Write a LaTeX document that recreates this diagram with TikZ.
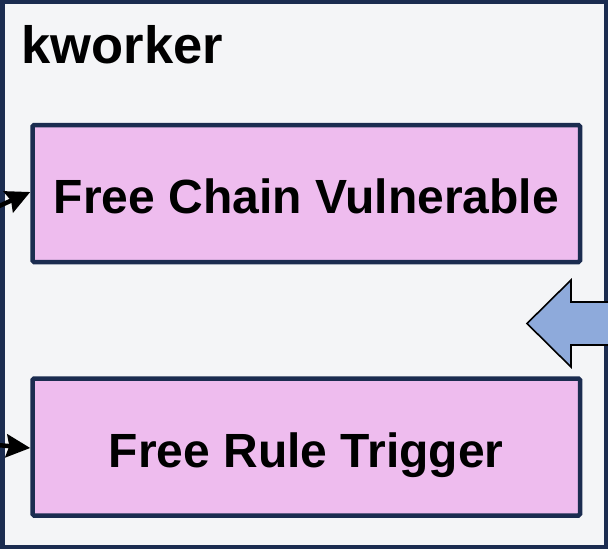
\documentclass[tikz,border=0pt]{standalone}
\usepackage{fontspec}
\setmainfont{Liberation Sans}
\usetikzlibrary{arrows.meta}
\definecolor{navy}{RGB}{27,44,80}
\definecolor{panelbg}{RGB}{244,245,247}
\definecolor{stepfill}{RGB}{238,188,238}
\definecolor{flowblue}{RGB}{142,170,219}
\tikzset{
  stepbox/.style={draw=navy, fill=stepfill, line width=4.5pt, rounded corners=1.5pt,
    minimum width=547.5pt, minimum height=137pt, inner sep=0pt,
    text height=46.4pt, text depth=6pt,
    font=\fontsize{48}{58}\selectfont\bfseries},
  feed/.style={line width=4.5pt, -{Stealth[length=24pt,width=23pt,inset=3pt]}},
}
\begin{document}
\begin{tikzpicture}[x=1pt,y=-1pt]
  \useasboundingbox (0,0) rectangle (608,549);
  \clip (0,0) rectangle (608,549);
  % worker panel
  \draw[draw=navy, fill=panelbg, line width=4.5pt] (2.5,2.2) rectangle (606,547);
  \node[anchor=base west, inner sep=0pt, font=\fontsize{52.5}{62}\selectfont\bfseries]
    (title) at (21.5,63) {kworker};
  % the two work items
  \node[stepbox] (chain) at (306.25,193.5) {Free Chain Vulnerable};
  \node[stepbox] (rule)  at (306.25,447) {Free Rule Trigger};
  % incoming calls
  \coordinate (inA) at (-3,207);
  \coordinate (inB) at (-3,445);
  \draw[feed] (inA) -- ([yshift=1.5pt]chain.west);
  \draw[feed] (inB) -- ([yshift=-1pt]rule.west);
  % external trigger arrow entering from the right
  \draw[fill=flowblue, draw=black, line width=1.6pt, line join=miter]
    (527,323.5) -- (571,280) -- (571,302) -- (615,302) -- (615,345)
    -- (571,345) -- (571,367) -- cycle;
\end{tikzpicture}
\end{document}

┄┄┄┄┄┄┄┄┄┄

Transcribe each line above verbatim, with the pictures left out.

SOLUTION FOR THIS EXERCISE -
Write a LaTeX document that recreates this diagram with TikZ.
\documentclass[tikz,border=0pt]{standalone}
\usepackage{fontspec}
\setmainfont{Liberation Sans}
\usetikzlibrary{arrows.meta}
\definecolor{navy}{RGB}{27,44,80}
\definecolor{panelbg}{RGB}{244,245,247}
\definecolor{stepfill}{RGB}{238,188,238}
\definecolor{flowblue}{RGB}{142,170,219}
\tikzset{
  stepbox/.style={draw=navy, fill=stepfill, line width=4.5pt, rounded corners=1.5pt,
    minimum width=547.5pt, minimum height=137pt, inner sep=0pt,
    text height=46.4pt, text depth=6pt,
    font=\fontsize{48}{58}\selectfont\bfseries},
  feed/.style={line width=4.5pt, -{Stealth[length=24pt,width=23pt,inset=3pt]}},
}
\begin{document}
\begin{tikzpicture}[x=1pt,y=-1pt]
  \useasboundingbox (0,0) rectangle (608,549);
  \clip (0,0) rectangle (608,549);
  % worker panel
  \draw[draw=navy, fill=panelbg, line width=4.5pt] (2.5,2.2) rectangle (606,547);
  \node[anchor=base west, inner sep=0pt, font=\fontsize{52.5}{62}\selectfont\bfseries]
    (title) at (21.5,63) {kworker};
  % the two work items
  \node[stepbox] (chain) at (306.25,193.5) {Free Chain Vulnerable};
  \node[stepbox] (rule)  at (306.25,447) {Free Rule Trigger};
  % incoming calls
  \coordinate (inA) at (-3,207);
  \coordinate (inB) at (-3,445);
  \draw[feed] (inA) -- ([yshift=1.5pt]chain.west);
  \draw[feed] (inB) -- ([yshift=-1pt]rule.west);
  % external trigger arrow entering from the right
  \draw[fill=flowblue, draw=black, line width=1.6pt, line join=miter]
    (527,323.5) -- (571,280) -- (571,302) -- (615,302) -- (615,345)
    -- (571,345) -- (571,367) -- cycle;
\end{tikzpicture}
\end{document}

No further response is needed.